STATED TASK: A single run of lines is to be printed exactly: starting at the line with "Clone this chart in Altair." and ending at the line with "scale=xs, axis=None, sort=categories)", both included. Leave the pictures out.
** start MATERIAL TO PROCESS **
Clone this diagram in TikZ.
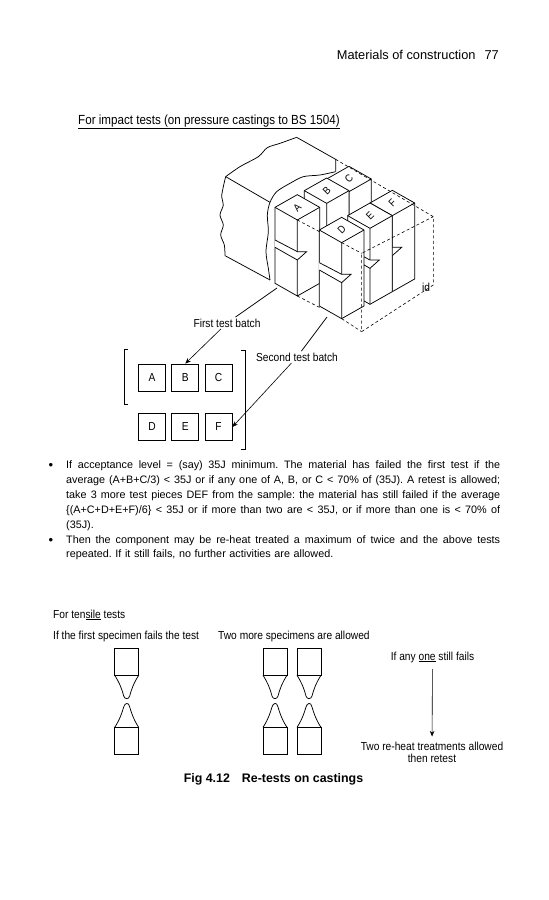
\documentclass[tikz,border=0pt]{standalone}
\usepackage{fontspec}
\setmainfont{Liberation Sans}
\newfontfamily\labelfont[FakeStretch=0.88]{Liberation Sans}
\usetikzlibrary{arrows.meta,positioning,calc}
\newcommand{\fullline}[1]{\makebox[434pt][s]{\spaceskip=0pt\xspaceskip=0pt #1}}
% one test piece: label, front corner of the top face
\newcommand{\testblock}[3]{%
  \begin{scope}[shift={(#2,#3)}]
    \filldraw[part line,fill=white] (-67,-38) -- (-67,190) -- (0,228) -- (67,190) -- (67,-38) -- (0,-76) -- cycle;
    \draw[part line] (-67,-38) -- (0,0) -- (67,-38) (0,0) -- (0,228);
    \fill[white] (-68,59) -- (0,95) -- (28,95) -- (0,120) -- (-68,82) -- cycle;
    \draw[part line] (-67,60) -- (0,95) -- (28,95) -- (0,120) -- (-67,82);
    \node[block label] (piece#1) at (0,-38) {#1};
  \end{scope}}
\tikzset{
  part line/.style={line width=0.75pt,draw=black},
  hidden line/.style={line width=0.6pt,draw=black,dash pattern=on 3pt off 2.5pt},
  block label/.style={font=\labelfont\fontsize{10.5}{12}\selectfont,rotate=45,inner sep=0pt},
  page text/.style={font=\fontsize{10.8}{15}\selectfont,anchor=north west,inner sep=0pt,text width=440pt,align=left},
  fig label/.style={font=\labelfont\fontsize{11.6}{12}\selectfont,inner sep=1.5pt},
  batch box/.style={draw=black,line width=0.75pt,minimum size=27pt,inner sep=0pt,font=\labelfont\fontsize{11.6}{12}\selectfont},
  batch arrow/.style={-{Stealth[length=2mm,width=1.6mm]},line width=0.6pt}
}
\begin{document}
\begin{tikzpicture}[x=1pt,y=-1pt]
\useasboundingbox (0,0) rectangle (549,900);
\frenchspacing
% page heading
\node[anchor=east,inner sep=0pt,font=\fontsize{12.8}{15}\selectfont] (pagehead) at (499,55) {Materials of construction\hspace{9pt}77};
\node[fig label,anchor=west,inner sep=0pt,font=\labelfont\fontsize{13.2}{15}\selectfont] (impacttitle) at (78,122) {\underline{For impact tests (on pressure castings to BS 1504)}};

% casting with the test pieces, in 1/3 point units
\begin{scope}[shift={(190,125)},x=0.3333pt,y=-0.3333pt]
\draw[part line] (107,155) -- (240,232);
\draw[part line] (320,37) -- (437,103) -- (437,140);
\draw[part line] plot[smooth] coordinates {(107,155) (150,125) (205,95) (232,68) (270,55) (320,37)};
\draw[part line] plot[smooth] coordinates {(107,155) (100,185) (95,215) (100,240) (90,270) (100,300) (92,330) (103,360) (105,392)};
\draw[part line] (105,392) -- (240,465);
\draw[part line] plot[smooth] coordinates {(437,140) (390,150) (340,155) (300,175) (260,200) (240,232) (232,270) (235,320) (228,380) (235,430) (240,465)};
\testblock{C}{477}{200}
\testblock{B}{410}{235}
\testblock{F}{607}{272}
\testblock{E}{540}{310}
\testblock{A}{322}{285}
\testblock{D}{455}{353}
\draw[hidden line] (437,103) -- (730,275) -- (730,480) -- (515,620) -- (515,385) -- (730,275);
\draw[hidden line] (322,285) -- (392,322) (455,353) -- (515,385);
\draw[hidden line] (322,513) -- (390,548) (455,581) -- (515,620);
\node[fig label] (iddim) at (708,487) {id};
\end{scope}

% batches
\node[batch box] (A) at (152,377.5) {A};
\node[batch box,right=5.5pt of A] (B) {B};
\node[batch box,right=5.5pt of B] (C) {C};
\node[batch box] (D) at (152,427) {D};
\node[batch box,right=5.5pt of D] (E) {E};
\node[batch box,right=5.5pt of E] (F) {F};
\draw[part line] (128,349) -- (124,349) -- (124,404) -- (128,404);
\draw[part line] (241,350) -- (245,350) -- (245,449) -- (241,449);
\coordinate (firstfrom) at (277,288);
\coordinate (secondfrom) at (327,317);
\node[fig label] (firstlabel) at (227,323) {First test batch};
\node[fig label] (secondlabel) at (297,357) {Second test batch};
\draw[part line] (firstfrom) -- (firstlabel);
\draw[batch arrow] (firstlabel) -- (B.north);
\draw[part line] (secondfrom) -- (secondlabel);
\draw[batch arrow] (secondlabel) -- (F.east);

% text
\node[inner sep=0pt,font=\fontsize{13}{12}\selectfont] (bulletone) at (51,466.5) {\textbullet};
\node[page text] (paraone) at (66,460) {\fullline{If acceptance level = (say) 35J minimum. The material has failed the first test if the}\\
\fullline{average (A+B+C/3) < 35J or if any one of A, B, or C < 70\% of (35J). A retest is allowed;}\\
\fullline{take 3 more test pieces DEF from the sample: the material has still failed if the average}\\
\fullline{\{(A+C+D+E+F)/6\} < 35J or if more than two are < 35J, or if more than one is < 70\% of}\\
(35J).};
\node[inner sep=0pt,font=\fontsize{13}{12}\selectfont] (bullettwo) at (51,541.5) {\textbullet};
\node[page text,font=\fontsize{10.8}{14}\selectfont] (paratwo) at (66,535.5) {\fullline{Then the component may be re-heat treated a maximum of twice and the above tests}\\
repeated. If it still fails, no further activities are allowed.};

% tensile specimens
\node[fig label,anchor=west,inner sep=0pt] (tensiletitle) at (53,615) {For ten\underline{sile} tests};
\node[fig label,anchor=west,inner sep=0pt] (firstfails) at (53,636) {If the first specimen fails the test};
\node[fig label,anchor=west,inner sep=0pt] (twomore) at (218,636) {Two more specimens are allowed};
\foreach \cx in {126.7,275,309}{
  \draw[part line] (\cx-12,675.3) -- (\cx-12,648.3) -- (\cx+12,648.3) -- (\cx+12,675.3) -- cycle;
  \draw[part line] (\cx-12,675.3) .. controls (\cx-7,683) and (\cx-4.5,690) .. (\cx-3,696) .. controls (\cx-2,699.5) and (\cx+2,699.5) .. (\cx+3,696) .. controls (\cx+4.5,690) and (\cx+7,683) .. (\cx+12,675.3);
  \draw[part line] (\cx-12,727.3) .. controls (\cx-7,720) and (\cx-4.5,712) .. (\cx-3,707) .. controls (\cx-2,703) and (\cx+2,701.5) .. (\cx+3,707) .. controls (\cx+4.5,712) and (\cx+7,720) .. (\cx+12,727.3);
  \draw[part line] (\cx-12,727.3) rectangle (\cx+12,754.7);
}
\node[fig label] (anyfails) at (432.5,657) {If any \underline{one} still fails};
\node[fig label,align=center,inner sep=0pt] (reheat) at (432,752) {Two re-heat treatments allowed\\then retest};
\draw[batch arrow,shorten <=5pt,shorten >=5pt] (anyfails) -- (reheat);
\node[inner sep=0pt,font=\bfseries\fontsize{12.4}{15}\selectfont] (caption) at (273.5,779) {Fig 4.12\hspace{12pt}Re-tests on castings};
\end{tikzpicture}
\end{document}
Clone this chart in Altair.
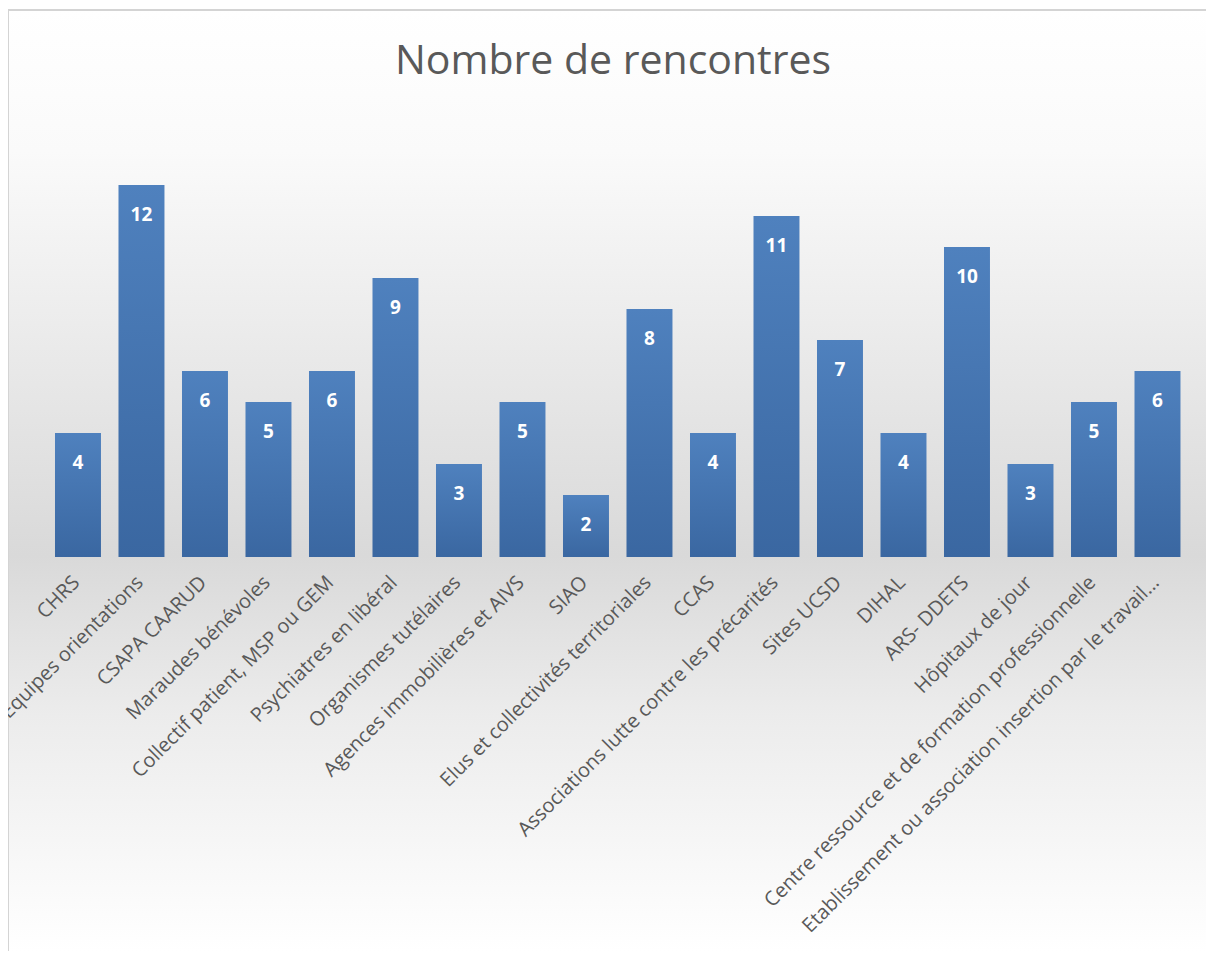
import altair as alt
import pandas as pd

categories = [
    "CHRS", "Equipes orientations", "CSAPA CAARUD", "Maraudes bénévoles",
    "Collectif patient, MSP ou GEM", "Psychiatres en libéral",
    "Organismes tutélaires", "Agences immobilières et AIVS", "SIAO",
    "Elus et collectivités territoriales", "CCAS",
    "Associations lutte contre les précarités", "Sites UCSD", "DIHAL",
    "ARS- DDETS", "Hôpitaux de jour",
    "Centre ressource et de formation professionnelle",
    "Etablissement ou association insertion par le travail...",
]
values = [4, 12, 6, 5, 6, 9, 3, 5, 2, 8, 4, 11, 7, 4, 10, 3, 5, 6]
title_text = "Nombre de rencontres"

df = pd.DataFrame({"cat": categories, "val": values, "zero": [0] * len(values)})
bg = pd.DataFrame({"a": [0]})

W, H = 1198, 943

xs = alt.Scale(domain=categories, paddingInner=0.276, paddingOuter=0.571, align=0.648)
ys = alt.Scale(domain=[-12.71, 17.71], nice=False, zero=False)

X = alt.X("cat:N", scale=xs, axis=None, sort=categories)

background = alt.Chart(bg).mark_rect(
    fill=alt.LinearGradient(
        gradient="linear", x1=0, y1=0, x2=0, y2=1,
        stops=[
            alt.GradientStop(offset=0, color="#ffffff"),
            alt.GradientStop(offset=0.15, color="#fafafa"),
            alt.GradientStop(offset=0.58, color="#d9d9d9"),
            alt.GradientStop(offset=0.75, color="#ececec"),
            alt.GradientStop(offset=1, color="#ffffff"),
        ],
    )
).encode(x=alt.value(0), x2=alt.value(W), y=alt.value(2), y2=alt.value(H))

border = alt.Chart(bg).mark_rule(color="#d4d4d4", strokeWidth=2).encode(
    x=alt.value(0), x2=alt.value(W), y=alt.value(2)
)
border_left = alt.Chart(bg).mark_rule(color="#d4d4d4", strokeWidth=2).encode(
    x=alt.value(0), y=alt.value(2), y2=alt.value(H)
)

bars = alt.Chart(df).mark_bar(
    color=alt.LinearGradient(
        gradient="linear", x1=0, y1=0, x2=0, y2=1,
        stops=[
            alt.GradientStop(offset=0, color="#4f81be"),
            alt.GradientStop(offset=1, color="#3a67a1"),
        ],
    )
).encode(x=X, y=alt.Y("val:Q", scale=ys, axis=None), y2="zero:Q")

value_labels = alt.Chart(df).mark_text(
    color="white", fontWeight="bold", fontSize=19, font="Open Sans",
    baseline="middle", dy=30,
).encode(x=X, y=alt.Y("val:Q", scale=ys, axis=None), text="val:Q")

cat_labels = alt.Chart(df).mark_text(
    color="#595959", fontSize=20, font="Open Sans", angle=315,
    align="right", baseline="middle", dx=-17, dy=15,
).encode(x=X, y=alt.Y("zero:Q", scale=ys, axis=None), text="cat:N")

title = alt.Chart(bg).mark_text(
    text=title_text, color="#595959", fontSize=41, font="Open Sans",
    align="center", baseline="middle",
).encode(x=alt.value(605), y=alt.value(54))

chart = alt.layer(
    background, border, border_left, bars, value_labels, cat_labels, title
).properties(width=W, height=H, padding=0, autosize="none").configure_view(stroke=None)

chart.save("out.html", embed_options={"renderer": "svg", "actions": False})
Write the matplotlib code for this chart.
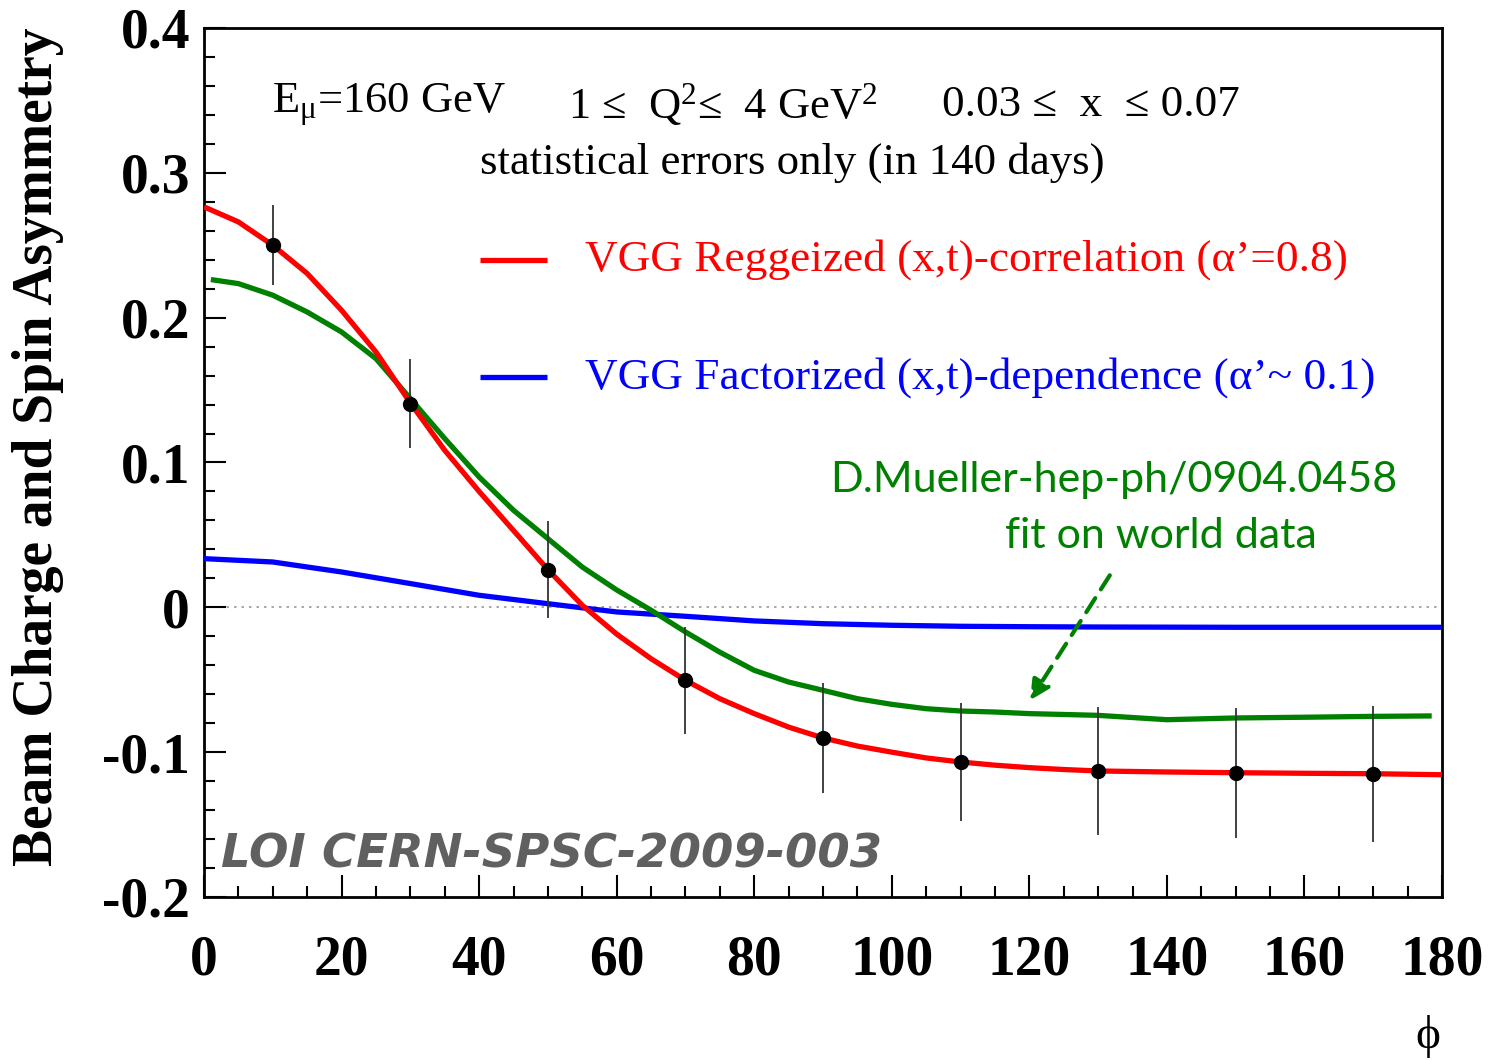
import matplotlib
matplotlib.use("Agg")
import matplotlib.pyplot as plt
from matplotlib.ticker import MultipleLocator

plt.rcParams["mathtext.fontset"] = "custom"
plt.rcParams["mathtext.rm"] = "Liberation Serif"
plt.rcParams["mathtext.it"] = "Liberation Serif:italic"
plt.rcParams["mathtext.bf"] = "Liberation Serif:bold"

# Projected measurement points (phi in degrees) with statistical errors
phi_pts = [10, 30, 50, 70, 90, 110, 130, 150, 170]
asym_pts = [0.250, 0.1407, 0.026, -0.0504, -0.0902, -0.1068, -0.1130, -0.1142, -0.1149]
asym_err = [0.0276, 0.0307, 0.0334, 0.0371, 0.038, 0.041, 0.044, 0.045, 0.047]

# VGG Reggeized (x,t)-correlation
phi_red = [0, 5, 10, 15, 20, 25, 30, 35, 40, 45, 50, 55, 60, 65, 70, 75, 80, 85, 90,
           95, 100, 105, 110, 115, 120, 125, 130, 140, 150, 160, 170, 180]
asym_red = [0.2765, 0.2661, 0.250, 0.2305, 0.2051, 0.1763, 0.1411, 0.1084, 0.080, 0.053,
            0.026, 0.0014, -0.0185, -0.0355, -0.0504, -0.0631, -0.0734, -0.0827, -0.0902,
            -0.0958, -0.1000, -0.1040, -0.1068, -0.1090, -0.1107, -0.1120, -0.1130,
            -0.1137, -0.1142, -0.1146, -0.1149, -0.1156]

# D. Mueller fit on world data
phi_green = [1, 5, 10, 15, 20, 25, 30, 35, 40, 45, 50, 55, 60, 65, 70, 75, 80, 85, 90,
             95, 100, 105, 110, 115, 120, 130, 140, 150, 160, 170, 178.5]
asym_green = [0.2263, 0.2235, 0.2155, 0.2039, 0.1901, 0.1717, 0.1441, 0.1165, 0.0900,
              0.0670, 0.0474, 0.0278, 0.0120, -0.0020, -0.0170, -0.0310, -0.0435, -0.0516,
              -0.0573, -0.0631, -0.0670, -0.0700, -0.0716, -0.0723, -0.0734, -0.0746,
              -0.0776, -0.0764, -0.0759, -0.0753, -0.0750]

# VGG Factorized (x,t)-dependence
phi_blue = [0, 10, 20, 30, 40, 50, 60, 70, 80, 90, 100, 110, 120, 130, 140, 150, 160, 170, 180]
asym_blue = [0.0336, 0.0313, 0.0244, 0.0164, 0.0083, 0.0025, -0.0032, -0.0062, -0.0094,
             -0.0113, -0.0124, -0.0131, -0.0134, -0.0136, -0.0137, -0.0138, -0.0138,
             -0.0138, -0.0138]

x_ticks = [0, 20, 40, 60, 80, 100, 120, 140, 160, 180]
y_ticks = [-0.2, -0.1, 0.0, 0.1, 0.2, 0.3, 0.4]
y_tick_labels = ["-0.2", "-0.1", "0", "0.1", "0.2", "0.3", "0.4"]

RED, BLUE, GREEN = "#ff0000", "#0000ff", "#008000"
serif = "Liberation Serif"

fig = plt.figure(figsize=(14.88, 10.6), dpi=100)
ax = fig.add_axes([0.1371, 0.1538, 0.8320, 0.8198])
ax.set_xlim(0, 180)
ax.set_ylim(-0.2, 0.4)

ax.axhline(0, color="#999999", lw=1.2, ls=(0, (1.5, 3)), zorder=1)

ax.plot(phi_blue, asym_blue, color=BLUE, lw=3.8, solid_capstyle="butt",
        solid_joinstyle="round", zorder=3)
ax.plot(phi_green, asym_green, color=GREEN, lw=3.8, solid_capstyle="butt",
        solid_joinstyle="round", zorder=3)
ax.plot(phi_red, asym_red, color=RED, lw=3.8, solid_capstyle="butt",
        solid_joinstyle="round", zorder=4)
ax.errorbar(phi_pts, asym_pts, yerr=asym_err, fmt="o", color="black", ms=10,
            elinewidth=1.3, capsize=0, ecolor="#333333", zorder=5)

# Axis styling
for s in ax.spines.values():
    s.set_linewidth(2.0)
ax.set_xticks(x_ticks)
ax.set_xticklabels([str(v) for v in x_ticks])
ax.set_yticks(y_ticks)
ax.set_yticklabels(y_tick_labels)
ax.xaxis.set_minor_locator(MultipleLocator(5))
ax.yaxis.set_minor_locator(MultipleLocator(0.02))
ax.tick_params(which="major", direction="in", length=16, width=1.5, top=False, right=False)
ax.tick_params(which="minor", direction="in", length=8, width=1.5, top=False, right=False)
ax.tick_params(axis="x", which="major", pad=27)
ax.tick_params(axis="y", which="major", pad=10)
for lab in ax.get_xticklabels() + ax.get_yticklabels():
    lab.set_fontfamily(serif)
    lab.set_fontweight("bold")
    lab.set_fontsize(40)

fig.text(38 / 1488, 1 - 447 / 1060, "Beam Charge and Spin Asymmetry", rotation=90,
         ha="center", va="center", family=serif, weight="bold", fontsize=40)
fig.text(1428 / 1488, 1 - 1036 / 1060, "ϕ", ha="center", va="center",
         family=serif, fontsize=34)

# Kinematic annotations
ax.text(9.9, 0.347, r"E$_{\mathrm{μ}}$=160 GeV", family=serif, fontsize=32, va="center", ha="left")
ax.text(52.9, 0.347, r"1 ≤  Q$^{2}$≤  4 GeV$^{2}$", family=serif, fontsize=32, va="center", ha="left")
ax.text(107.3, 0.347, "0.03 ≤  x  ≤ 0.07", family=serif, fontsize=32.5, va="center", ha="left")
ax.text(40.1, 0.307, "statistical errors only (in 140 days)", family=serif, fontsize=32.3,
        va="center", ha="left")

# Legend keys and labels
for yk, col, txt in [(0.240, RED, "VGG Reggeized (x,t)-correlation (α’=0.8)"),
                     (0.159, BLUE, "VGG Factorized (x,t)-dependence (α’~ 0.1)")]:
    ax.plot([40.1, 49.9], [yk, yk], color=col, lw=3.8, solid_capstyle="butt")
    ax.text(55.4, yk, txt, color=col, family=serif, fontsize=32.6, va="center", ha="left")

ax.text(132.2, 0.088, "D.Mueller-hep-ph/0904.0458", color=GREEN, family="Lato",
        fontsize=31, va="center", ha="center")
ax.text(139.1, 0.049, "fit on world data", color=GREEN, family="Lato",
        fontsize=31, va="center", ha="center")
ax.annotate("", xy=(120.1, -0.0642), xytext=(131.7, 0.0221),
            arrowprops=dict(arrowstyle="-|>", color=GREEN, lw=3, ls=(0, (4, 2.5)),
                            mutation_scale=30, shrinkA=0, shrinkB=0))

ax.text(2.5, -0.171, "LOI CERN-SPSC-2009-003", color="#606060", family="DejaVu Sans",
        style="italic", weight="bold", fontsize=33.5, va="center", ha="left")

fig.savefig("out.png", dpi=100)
** end MATERIAL TO PROCESS **
TASK RESPONSE:
Clone this chart in Altair.
import altair as alt
import pandas as pd

categories = [
    "CHRS", "Equipes orientations", "CSAPA CAARUD", "Maraudes bénévoles",
    "Collectif patient, MSP ou GEM", "Psychiatres en libéral",
    "Organismes tutélaires", "Agences immobilières et AIVS", "SIAO",
    "Elus et collectivités territoriales", "CCAS",
    "Associations lutte contre les précarités", "Sites UCSD", "DIHAL",
    "ARS- DDETS", "Hôpitaux de jour",
    "Centre ressource et de formation professionnelle",
    "Etablissement ou association insertion par le travail...",
]
values = [4, 12, 6, 5, 6, 9, 3, 5, 2, 8, 4, 11, 7, 4, 10, 3, 5, 6]
title_text = "Nombre de rencontres"

df = pd.DataFrame({"cat": categories, "val": values, "zero": [0] * len(values)})
bg = pd.DataFrame({"a": [0]})

W, H = 1198, 943

xs = alt.Scale(domain=categories, paddingInner=0.276, paddingOuter=0.571, align=0.648)
ys = alt.Scale(domain=[-12.71, 17.71], nice=False, zero=False)

X = alt.X("cat:N", scale=xs, axis=None, sort=categories)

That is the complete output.